Paper long abstract:

Contemporary experimental particle physics is amongst the most data-intensive sciences and thus provides an interesting test case for critical data studies. Approximately 30 petabytes of data produced at CERN's Large Hadron Collider (LHC) annually need to be controlled and processed in multiple ways before physicists are ready to claim novel results: data are filtered, stored, distributed, analyzed, reconstructed, synthesized, etc. involving collaborations of 3000 scientists and heavily distributed work. Adopting a science-as-practice approach, this paper focuses on the associated challenges of data analysis using as an example the recent Higgs search at the LHC, based on a long-term qualitative study. In particle physics, data analysis relies on statistical reasoning.
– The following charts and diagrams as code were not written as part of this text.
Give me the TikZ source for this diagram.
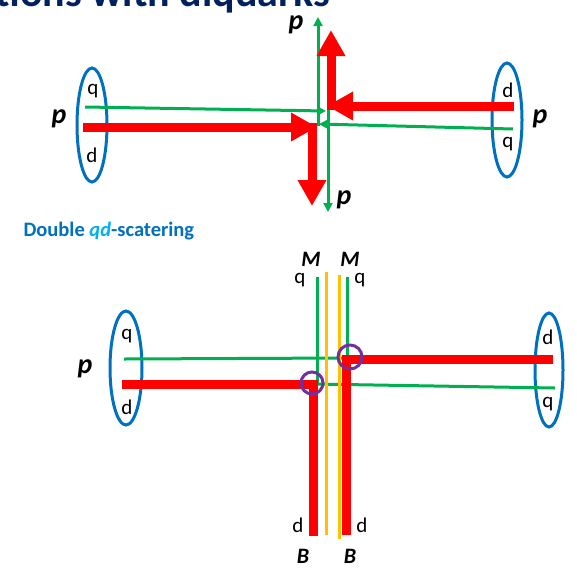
\documentclass[tikz,border=0pt]{standalone}
\usepackage{fontspec}
\setmainfont{Carlito}
\usetikzlibrary{arrows.meta}
\usetikzlibrary{positioning}
\definecolor{qgreen}{RGB}{0,176,80}
\definecolor{dred}{RGB}{255,0,0}
\definecolor{pblue}{RGB}{0,112,192}
\definecolor{lblue}{RGB}{0,176,240}
\definecolor{mgold}{RGB}{255,192,0}
\definecolor{cpurple}{RGB}{112,48,160}
\definecolor{navy}{RGB}{0,32,96}

\begin{document}
\begin{tikzpicture}[x=1pt,y=-1pt,
  dline/.style={draw=dred,line width=9pt},
  qline/.style={draw=qgreen,line width=3pt},
  dtip/.style={-{Triangle[length=26pt,width=27pt]}},
  qtip/.style={-{Triangle[length=9pt,width=9pt]}},
  bag/.style={draw=pblue,line width=3pt},
  lbl/.style={inner sep=0pt,font=\fontsize{21}{24}\selectfont},
  plbl/.style={inner sep=0pt,font=\fontsize{28}{32}\selectfont\bfseries\itshape},
  hlbl/.style={inner sep=0pt,font=\fontsize{22}{26}\selectfont\bfseries\itshape},
  vert/.style={draw=cpurple,line width=3pt}]
\useasboundingbox (0,0) rectangle (577,568);
\clip (0,0) rectangle (577,568);
\node[font=\fontsize{42}{48}\selectfont\bfseries,text=navy,anchor=base west] (title) at (-8,6) {tions with diquarks};

% single scattering
\draw[bag] (92,125) ellipse (15 and 57);
\draw[bag] (507,120) ellipse (15 and 57);
\node[lbl] (q1) at (93,91) {q};
\node[lbl] (d1) at (92,155) {d};
\node[lbl] (d2) at (508,90) {d};
\node[lbl] (q2) at (508,144) {q};
\node[plbl] (p1) at (59,119) {p};
\node[plbl] (p2) at (540,119) {p};
\node[plbl] (p3) at (296,25) {p};
\node[plbl] (p4) at (344,200) {p};

\draw[qline,qtip] (85,107) -- (326,111);
\draw[qline,qtip] (513,129) -- (319,124);
\draw[qline,qtip] (318,126) -- (318,17);
\draw[qline,qtip] (328,108) -- (328,212);

\draw[dline,dtip] (83,127) -- (317,127);
\draw[dline,dtip] (312,123) -- (312,206);
\draw[dline,dtip] (514,106) -- (327,106);
\draw[dline,dtip] (331,110) -- (331,30);

% double scattering
\node[font=\fontsize{20.5}{24}\selectfont\bfseries,text=pblue,anchor=west] (dqd) at (20,231) {Double \textcolor{lblue}{\itshape qd}-scatering};

\draw[bag] (126,368) ellipse (16 and 57);
\draw[bag] (549,370) ellipse (14 and 57);
\node[lbl] (q3) at (127,336) {q};
\node[lbl] (d3) at (127,407) {d};
\node[lbl] (d4) at (548,337) {d};
\node[lbl] (q4) at (548,404) {q};
\node[plbl] (p5) at (85,369) {p};
\node[plbl] (p6) at (585,369) {p};

\draw[qline] (124,359) -- (345,358);
\draw[qline] (314,384) -- (555,388);
\draw[qline] (317,277) -- (317,384);
\draw[qline] (347,277) -- (347,359);

\draw[dline] (122,384) -- (317,384);
\draw[dline] (313,380) -- (313,536);
\draw[dline] (342,359) -- (553,359);
\draw[dline] (346,355) -- (346,535);

\draw[draw=mgold,line width=3pt] (326,272) -- (326,535);
\draw[draw=mgold,line width=3pt] (339,275) -- (339,539);

\draw[vert] (312,383) circle (11);
\draw[vert] (350,357) circle (12);

\node[hlbl] (m1) at (311,259) {M};
\node[hlbl] (m2) at (350,259) {M};
\node[lbl] (q5) at (300,280) {q};
\node[lbl] (q6) at (360,280) {q};
\node[lbl] (d5) at (298,525) {d};
\node[lbl] (d6) at (362,525) {d};
\node[hlbl] (b1) at (303,556) {B};
\node[hlbl] (b2) at (350,556) {B};
\end{tikzpicture}
\end{document}
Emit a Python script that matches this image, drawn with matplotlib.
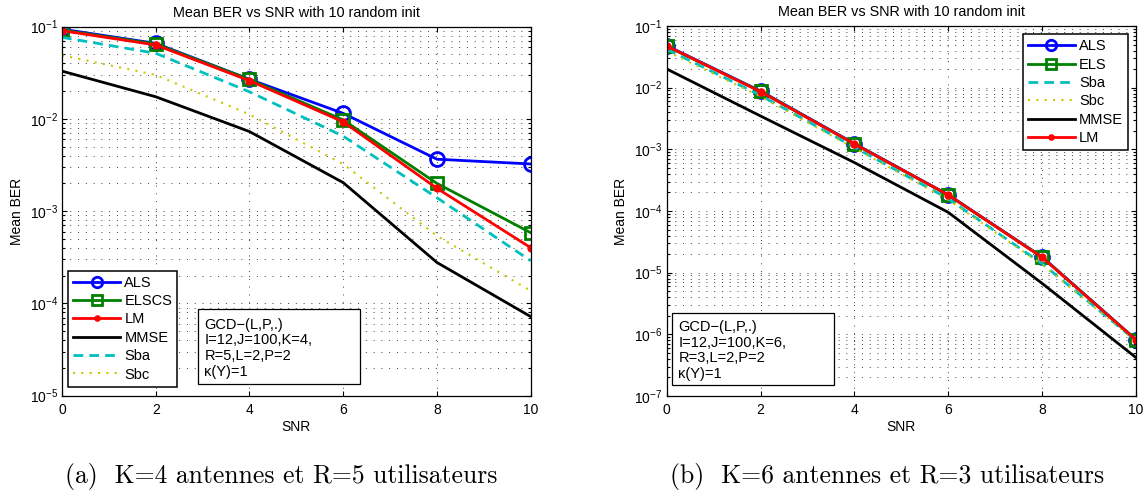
"""Mean BER vs SNR for the two antenna/user configurations (GCD-(L,P,.))."""
import matplotlib
matplotlib.use('Agg')
import matplotlib.pyplot as plt
from matplotlib.patches import Rectangle
from matplotlib.ticker import LogLocator, NullFormatter, LogFormatterMathtext
import numpy as np

plt.rcParams['font.family'] = ['Liberation Sans', 'DejaVu Sans']
plt.rcParams['font.size'] = 10

# ── Data ──
snr = [0, 2, 4, 6, 8, 10]

# (a) K=4, R=5
als_a = [0.094, 0.066, 0.0269, 0.0115, 0.00366, 0.00325]
elscs_a = [0.092, 0.0650, 0.0268, 0.00975, 0.0020, 0.000585]
lm_a = [0.0905, 0.0634, 0.0260, 0.0093, 0.00177, 0.000402]
mmse_a = [0.033, 0.0174, 0.0073, 0.00204, 0.000278, 7.2e-5]
sba_a = [0.0767, 0.0515, 0.0197, 0.0065, 0.0014, 0.00029]
sbc_a = [0.049, 0.030, 0.0112, 0.00324, 0.00054, 0.000137]

# (b) K=6, R=3
als_b = [0.048, 0.0088, 0.00124, 0.000183, 1.8e-5, 8.2e-7]
els_b = [0.047, 0.0087, 0.00122, 0.000181, 1.78e-5, 8.1e-7]
sba_b = [0.042, 0.0075, 0.00108, 0.000158, 1.4e-5, 7.9e-7]
sbc_b = [0.039, 0.0072, 0.00104, 0.000152, 1.35e-5, 7.8e-7]
mmse_b = [0.0201, 0.00347, 0.00061, 9.5e-5, 6.7e-6, 4.2e-7]
lm_b = [0.0474, 0.0086, 0.00122, 0.000182, 1.77e-5, 8.1e-7]

# ── Styles ──
BLUE = '#0000FF'
GREEN = '#008000'
RED = '#FF0000'
CYAN = '#00BFBF'
YELLOW = '#C8C800'
GRID = '0.25'

STYLE = {
    'ALS': dict(color=BLUE, marker='o', ms=10, mfc='none', mew=2, lw=2),
    'ELS': dict(color=GREEN, marker='s', ms=9, mfc='none', mew=2, lw=2),
    'LM': dict(color=RED, marker='o', ms=5, lw=2),
    'MMSE': dict(color='k', lw=2),
    'Sba': dict(color=CYAN, ls=(0, (3.5, 2.2)), lw=2),
    'Sbc': dict(color=YELLOW, ls=(0, (1, 3)), lw=1.5),
}


def panel(ax, series, ymin, box_text, box, legend_loc, legend_anchor):
    """One BER panel: curves, MATLAB-like grid, legend and parameter box."""
    for label, kind, values in series:
        ax.plot(snr, values, label=label, **STYLE[kind])

    ax.set_yscale('log')
    ax.set_xlim(0, 10)
    ax.set_ylim(ymin, 1e-1)
    ax.set_xticks(np.arange(0, 11, 2))
    ax.yaxis.set_major_locator(LogLocator(base=10, numticks=20))
    ax.yaxis.set_major_formatter(LogFormatterMathtext())
    ax.yaxis.set_minor_locator(LogLocator(base=10, subs=np.arange(2, 10), numticks=20))
    ax.yaxis.set_minor_formatter(NullFormatter())
    ax.tick_params(which='both', direction='in', top=True, right=True, width=0.8)
    ax.tick_params(which='major', length=3.5)
    ax.tick_params(which='minor', length=2)
    ax.tick_params(axis='x', pad=5)
    ax.tick_params(axis='y', pad=3)
    for s in ax.spines.values():
        s.set_linewidth(0.9)

    dots = (0, (1, 7))
    ax.grid(True, which='major', axis='both', color=GRID, ls=dots, lw=0.7)
    ax.grid(True, which='minor', axis='y', color=GRID, ls=dots, lw=0.7)
    ax.set_axisbelow(True)

    ax.set_title('Mean BER vs SNR with 10 random init', fontsize=10.4, pad=7)
    ax.set_xlabel('SNR')
    ax.set_ylabel('Mean BER')
    ax.xaxis.set_label_coords(0.5, -0.065)
    ax.yaxis.set_label_coords(-0.082, 0.5)

    leg = ax.legend(loc=legend_loc, bbox_to_anchor=legend_anchor, borderaxespad=0,
                    fancybox=False, framealpha=1, edgecolor='k', handlelength=3.2,
                    labelspacing=0.3, markerscale=0.75, fontsize=10.5,
                    borderpad=0.35, handletextpad=0.3)
    leg.get_frame().set_linewidth(1.1)
    leg.set_zorder(5)

    x0, y0, x1, y1 = box
    ax.add_patch(Rectangle((x0, y0), x1 - x0, y1 - y0, transform=ax.transAxes,
                           facecolor='white', edgecolor='k', lw=0.9, zorder=5))
    ax.text(x0 + 0.014, (y0 + y1) / 2 - 0.004, box_text, transform=ax.transAxes,
            ha='left', va='center', fontsize=10.5, linespacing=1.15, zorder=6)


fig = plt.figure(figsize=(11.45, 4.96), dpi=100, facecolor='white')
ax_a = fig.add_axes([62 / 1145, 1 - 395.7 / 496, 468.7 / 1145, 369 / 496])
ax_b = fig.add_axes([666.7 / 1145, 1 - 396 / 496, 469.3 / 1145, 370 / 496])

panel(ax_a,
      [('ALS', 'ALS', als_a), ('ELSCS', 'ELS', elscs_a), ('LM', 'LM', lm_a),
       ('MMSE', 'MMSE', mmse_a), ('Sba', 'Sba', sba_a), ('Sbc', 'Sbc', sbc_a)],
      1e-5, 'GCD\u2212(L,P,.)\nI=12,J=100,K=4,\nR=5,L=2,P=2\n\u03ba(Y)=1',
      (0.2895, 0.0317, 0.636, 0.234), 'lower left', (0.0134, 0.0244))

panel(ax_b,
      [('ALS', 'ALS', als_b), ('ELS', 'ELS', els_b), ('Sba', 'Sba', sba_b),
       ('Sbc', 'Sbc', sbc_b), ('MMSE', 'MMSE', mmse_b), ('LM', 'LM', lm_b)],
      1e-7, 'GCD\u2212(L,P,.)\nI=12,J=100,K=6,\nR=3,L=2,P=2\n\u03ba(Y)=1',
      (0.0107, 0.0297, 0.3565, 0.225), 'upper right', (0.983, 0.978))

# sub-figure captions
fig.text(0.2459, 0.04, '(a)  K=4 antennes et R=5 utilisateurs', family='cmr10',
         fontsize=18.5, ha='center', va='center')
fig.text(0.7745, 0.04, '(b)  K=6 antennes et R=3 utilisateurs', family='cmr10',
         fontsize=18.5, ha='center', va='center')

fig.savefig('out.png', dpi=100, facecolor='white')
plt.close()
Physicists thus use a variety of standard and advanced statistical tools and procedures. I will emphasize that, and show how, the computational practice of data analysis is inextricably tied to the production and use of specific visual representations. These "statistical images" constitute "the Higgs" (or its absence) in the sense of making it "observable" and intelligible. The paper puts forward two main theses: (1) that images are constitutive of the prime analysis results due to the direct visual grasp of the data that they afford within large-scale collaborations and (2) that data analysis decisively relies on the computational and pictorial juxtaposition of "real" and "simulated data", based on multiple models of different kind. In data-intensive sciences such as particle physics images thus become essential sites for evidential exploration and debate through procedures of black-boxing, synthesis, and contrasting.